What the exercise asks.
Copy all lines in which the word "with" can be found.

— start of Provided material —

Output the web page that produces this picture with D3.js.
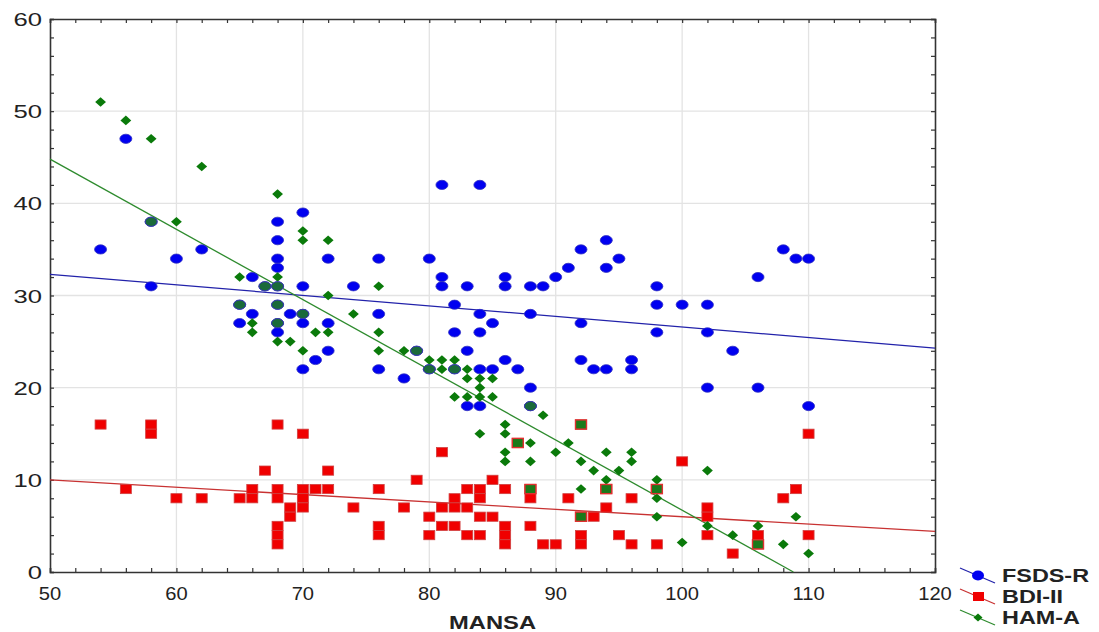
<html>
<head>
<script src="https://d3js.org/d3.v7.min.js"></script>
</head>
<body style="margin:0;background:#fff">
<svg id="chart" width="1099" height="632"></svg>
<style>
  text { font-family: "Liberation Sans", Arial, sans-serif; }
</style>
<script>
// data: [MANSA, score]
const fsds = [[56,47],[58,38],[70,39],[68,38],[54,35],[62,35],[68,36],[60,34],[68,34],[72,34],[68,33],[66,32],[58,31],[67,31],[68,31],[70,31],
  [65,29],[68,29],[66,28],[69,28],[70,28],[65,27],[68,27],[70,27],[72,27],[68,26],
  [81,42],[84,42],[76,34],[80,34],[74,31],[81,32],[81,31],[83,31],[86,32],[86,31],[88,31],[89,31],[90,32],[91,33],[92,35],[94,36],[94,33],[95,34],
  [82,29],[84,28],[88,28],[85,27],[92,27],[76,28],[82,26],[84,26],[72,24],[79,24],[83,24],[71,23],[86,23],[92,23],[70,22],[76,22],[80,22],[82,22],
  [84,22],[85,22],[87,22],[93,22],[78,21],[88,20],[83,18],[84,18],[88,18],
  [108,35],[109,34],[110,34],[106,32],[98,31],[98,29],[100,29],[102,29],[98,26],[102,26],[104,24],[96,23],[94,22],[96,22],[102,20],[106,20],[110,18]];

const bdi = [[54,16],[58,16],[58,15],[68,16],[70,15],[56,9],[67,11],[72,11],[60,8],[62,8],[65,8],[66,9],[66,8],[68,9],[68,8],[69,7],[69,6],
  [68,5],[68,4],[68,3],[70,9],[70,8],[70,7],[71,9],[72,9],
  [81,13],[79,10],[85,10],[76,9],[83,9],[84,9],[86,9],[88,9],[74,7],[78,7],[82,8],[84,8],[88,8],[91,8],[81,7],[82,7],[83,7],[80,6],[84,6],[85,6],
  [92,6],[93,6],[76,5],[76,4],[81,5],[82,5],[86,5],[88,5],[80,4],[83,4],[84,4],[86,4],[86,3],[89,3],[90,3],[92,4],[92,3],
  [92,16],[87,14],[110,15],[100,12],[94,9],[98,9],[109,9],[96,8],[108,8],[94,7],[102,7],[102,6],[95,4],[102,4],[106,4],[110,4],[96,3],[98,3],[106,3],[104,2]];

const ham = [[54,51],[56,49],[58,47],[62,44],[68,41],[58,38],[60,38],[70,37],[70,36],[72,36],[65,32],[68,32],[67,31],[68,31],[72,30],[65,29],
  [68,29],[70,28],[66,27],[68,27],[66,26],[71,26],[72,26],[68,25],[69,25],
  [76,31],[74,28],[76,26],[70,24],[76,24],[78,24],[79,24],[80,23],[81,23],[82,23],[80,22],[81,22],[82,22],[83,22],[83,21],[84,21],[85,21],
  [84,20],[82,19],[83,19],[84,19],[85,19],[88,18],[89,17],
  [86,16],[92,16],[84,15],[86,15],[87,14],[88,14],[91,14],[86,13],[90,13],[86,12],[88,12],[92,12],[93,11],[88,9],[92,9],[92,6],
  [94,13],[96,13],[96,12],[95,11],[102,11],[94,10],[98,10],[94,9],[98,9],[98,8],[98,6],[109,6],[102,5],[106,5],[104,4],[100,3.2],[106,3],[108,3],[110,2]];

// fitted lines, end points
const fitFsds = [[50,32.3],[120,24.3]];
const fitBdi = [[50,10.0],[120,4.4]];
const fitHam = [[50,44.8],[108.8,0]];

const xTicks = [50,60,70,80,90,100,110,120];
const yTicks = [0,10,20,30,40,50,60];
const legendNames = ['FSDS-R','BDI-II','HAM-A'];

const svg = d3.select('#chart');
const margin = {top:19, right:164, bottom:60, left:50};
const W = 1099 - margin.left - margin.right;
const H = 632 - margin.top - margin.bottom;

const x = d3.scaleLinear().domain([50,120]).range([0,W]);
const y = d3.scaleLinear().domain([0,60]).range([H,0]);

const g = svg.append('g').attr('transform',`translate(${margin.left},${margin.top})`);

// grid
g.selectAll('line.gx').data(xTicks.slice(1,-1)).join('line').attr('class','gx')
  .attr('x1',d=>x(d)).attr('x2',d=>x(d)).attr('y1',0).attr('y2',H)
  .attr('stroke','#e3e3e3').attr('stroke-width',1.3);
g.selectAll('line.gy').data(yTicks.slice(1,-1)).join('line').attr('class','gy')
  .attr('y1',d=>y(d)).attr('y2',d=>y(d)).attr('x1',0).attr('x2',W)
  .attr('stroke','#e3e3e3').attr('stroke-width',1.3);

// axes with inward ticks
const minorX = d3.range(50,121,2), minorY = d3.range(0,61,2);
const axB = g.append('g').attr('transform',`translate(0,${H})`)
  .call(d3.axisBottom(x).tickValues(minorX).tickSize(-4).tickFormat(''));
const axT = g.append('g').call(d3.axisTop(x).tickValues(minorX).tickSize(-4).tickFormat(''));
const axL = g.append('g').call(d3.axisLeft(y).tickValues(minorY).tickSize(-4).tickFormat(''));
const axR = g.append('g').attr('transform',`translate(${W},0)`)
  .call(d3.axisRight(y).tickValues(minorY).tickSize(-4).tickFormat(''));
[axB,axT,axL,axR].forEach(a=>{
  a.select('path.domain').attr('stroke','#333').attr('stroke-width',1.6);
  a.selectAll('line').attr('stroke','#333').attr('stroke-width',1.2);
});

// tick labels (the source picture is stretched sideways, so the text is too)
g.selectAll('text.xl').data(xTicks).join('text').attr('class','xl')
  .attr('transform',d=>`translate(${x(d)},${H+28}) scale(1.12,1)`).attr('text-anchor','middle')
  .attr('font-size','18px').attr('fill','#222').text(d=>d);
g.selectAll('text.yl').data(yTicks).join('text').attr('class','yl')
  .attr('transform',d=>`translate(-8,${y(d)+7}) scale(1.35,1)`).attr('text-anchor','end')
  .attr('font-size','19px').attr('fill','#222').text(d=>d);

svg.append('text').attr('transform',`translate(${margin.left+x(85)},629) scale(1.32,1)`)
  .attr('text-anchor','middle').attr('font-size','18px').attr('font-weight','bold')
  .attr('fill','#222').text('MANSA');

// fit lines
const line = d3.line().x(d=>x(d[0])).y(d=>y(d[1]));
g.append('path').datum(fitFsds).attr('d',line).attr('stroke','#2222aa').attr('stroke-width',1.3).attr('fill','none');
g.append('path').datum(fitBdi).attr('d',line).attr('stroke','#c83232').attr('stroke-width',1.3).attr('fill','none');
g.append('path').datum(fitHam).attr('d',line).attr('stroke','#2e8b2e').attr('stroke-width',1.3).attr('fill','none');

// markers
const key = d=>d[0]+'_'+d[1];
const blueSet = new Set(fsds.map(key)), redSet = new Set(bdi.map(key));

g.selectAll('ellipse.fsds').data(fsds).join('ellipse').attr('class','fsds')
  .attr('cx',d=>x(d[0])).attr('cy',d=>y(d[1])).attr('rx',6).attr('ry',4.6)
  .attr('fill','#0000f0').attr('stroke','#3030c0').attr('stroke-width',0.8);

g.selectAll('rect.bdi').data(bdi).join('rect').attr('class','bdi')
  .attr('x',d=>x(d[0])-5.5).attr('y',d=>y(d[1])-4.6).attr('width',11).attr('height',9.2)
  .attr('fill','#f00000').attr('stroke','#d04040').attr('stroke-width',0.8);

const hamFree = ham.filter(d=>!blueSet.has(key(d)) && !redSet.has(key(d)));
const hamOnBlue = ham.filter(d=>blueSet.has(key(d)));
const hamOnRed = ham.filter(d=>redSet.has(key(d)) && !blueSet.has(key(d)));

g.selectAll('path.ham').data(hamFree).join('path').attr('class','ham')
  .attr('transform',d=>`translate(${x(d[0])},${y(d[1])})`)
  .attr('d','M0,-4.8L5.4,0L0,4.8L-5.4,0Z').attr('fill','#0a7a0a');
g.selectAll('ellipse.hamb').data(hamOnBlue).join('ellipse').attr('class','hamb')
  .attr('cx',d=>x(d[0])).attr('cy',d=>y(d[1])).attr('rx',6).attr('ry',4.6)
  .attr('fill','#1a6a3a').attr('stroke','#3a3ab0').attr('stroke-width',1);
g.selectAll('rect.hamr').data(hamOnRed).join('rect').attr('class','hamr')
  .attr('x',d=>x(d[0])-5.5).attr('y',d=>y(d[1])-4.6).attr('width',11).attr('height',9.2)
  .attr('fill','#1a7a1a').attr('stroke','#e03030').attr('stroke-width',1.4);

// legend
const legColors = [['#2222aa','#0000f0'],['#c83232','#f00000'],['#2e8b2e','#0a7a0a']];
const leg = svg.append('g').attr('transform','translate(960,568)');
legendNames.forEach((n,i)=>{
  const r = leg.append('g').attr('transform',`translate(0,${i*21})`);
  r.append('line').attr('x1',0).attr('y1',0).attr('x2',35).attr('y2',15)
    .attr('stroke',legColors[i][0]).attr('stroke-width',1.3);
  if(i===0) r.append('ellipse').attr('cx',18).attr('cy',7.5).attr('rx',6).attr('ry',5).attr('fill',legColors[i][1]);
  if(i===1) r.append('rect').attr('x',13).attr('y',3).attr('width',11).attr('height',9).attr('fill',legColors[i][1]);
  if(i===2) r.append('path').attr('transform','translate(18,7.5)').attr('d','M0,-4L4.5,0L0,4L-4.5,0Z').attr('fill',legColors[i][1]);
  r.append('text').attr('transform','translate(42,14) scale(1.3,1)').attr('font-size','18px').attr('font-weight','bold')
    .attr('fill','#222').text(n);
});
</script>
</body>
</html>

— end of Provided material —

Final answer.
Output the web page that produces this picture with D3.js.
// axes with inward ticks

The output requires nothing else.